I recall an early attempt where my team lead strongly believed we would increase our chances of obtaining a contract award by positioning ourselves as the lowest bidder. At the time, I didn’t voice my reluctance about that believing that team member to be well experienced in such matters. In retrospect, the low-cost approach was not the defining factor in contract selection. Nor would I want it to be now regardless of which side I occupy at an evaluation proposal reviewers’ table.

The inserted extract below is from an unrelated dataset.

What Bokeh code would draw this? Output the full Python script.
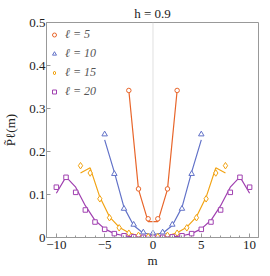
from bokeh.plotting import figure
from bokeh.models import FixedTicker, Span, Legend, LegendItem
from bokeh.embed import file_html
from bokeh.resources import INLINE

# l = 5
m5 = [-2.5, -1.5, -0.5, 0.5, 1.5, 2.5]
data5 = [0.342, 0.113, 0.0435, 0.0435, 0.113, 0.342]
fit5 = [0.342, 0.112, 0.037, 0.037, 0.112, 0.342]

# l = 10
m10 = [-5, -4, -3, -2, -1, 0, 1, 2, 3, 4, 5]
data10 = [0.240, 0.148, 0.067, 0.030, 0.012, 0.010, 0.012, 0.030, 0.067, 0.148, 0.240]
fit10 = [0.227, 0.152, 0.070, 0.028, 0.010, 0.007, 0.010, 0.028, 0.070, 0.152, 0.227]

# l = 15
m15 = [-7.5, -6.5, -5.5, -4.5, -3.5, -2.5, -1.5, -0.5, 0.5, 1.5, 2.5, 3.5, 4.5, 5.5, 6.5, 7.5]
data15 = [0.167, 0.150, 0.090, 0.046, 0.0225, 0.010, 0.005, 0.002,
          0.002, 0.005, 0.010, 0.0225, 0.046, 0.090, 0.150, 0.167]
fit15 = [0.150, 0.162, 0.094, 0.048, 0.024, 0.011, 0.004, 0.002,
         0.002, 0.004, 0.011, 0.024, 0.048, 0.094, 0.162, 0.150]

# l = 20
m20 = [-10, -9, -8, -7, -6, -5, -4, -3, -2, -1, 0, 1, 2, 3, 4, 5, 6, 7, 8, 9, 10]
data20 = [0.117, 0.140, 0.105, 0.064, 0.036, 0.019, 0.009, 0.004, 0.0015, 0.0005, 0.0002,
          0.0005, 0.0015, 0.004, 0.009, 0.019, 0.036, 0.064, 0.105, 0.140, 0.117]
fit20 = [0.103, 0.141, 0.117, 0.074, 0.040, 0.020, 0.009, 0.004, 0.0015, 0.0005, 0.0002,
         0.0005, 0.0015, 0.004, 0.009, 0.020, 0.040, 0.074, 0.117, 0.141, 0.103]

legend_labels = ["ℓ = 5", "ℓ = 10", "ℓ = 15", "ℓ = 20"]
x_ticks = [-10, -5, 0, 5, 10]
y_ticks = [0, 0.1, 0.2, 0.3, 0.4, 0.5]

colors = ["#E8652A", "#6272C8", "#F2A313", "#A040B0"]
markers = ["circle", "triangle", "diamond", "square"]
sizes = [4.5, 5.5, 6.5, 4.5]

SERIF = "'Liberation Serif', 'DejaVu Serif', serif"

p = figure(width=270, height=276, x_range=(-11.02, 10.92), y_range=(0, 0.5),
           output_backend="svg", toolbar_location=None,
           min_border_left=43, min_border_right=12, min_border_top=22, min_border_bottom=39,
           title="h = 0.9")

p.title.align = "center"
p.title.text_font = SERIF
p.title.text_font_size = "13px"
p.title.text_font_style = "normal"
p.title.text_color = "#222222"
p.title.standoff = 3

p.grid.visible = False
p.outline_line_color = "#999999"
p.outline_line_width = 1

p.add_layout(Span(location=0, dimension="height", line_color="#e0e0e0", line_width=1))

series = [(m5, data5, fit5), (m10, data10, fit10), (m15, data15, fit15), (m20, data20, fit20)]
items = []
for (mm, dd, ff), c, mk, sz, lab in zip(series, colors, markers, sizes, legend_labels):
    p.line(mm, ff, line_color=c, line_width=1.2)
    r = p.scatter(mm, dd, marker=mk, size=sz, line_color=c, line_width=1, fill_color="white")
    items.append(LegendItem(label=lab, renderers=[r]))

leg = Legend(items=items, location="top_left")
leg.background_fill_alpha = 0
leg.border_line_alpha = 0
leg.margin = 0
leg.padding = 3
leg.spacing = 0
leg.glyph_width = 10
leg.glyph_height = 19
leg.label_height = 19
leg.label_standoff = 6
leg.label_text_font = SERIF
leg.label_text_font_style = "italic"
leg.label_text_font_size = "12px"
leg.label_text_color = "#555555"
p.add_layout(leg)

for ax in (p.xaxis[0], p.yaxis[0]):
    ax.axis_line_color = "#999999"
    ax.major_tick_line_color = "#999999"
    ax.minor_tick_line_color = "#999999"
    ax.major_tick_in = 4
    ax.major_tick_out = 0
    ax.minor_tick_in = 2
    ax.minor_tick_out = 0
    ax.major_label_text_font = SERIF
    ax.major_label_text_font_size = "13px"
    ax.major_label_text_color = "#222222"
    ax.axis_label_text_font = SERIF
    ax.axis_label_text_font_size = "13px"
    ax.axis_label_text_font_style = "normal"
    ax.axis_label_text_color = "#222222"

p.xaxis.ticker = FixedTicker(ticks=x_ticks, minor_ticks=list(range(-11, 12)))
p.xaxis.major_label_overrides = {-10: "−10", -5: "−5"}
p.xaxis.major_label_standoff = 3
p.xaxis.axis_label = "m"
p.xaxis.axis_label_standoff = 1

p.yaxis.ticker = FixedTicker(ticks=y_ticks)
p.yaxis.major_label_overrides = {0: "0"}
p.yaxis.major_label_standoff = 1
p.yaxis.axis_label = "P̃ℓ(m)"
p.yaxis.axis_label_standoff = 8

open("out.html", "w").write(file_html(p, INLINE))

What changed for me since I erroneously succumbed to the notion that low-cost evaluation services equal winning contracts, is a continual attempt to align my service offerings to prospective client needs. This requires being certain that my core services —not necessarily different from other evaluators’— are presented along with features to enhance a prospective client’s desire to seek my services. A greater perception of value is the “value added” to an ordinary services offer. Value-added services are not cheap, low-cost menu items, but extraordinary services to support clients’ business-related reasons for entering into a contract. Among those are activities that save time, provide peace of mind, and increase efficiencies. Developing an evaluation proposal budget with this in mind ties one’s technical knowledge with business savvy. It contributes to the client-evaluator satisfaction of having a proposal that’s fair to both parties.
- Think of what you are willing to do if presented with certain work conditions e.g., access to decision makers, ready access to evaluation project stakeholders or data, staff availability to negotiate evaluation plans, acceptable distance to evaluation sites, reasonable number of drafts required before finalizing a data presentation. Note: These are things that, if provided, are likely to prevent or reduce scope creep.
- Create an outline of your core services i.e., what are the technical skills you can demonstrate and enjoy using while concurrently serving a prospective client’s evaluation needs?
- Create a list of your “value-added” services i.e. what, additional to your core list of evaluation services, would delight your clients? (Think: what would make your prospective clients’ work lives easier?)
- Quantify, in time and monetary terms, the cost of your core and value added services.
- Think of ways to bundle your services so when opportunities exist, you are prepared to describe them to prospective clients.
- Value-added services may be intangibles, too! Don’t undermine your interpersonal skills and relationship-building abilities.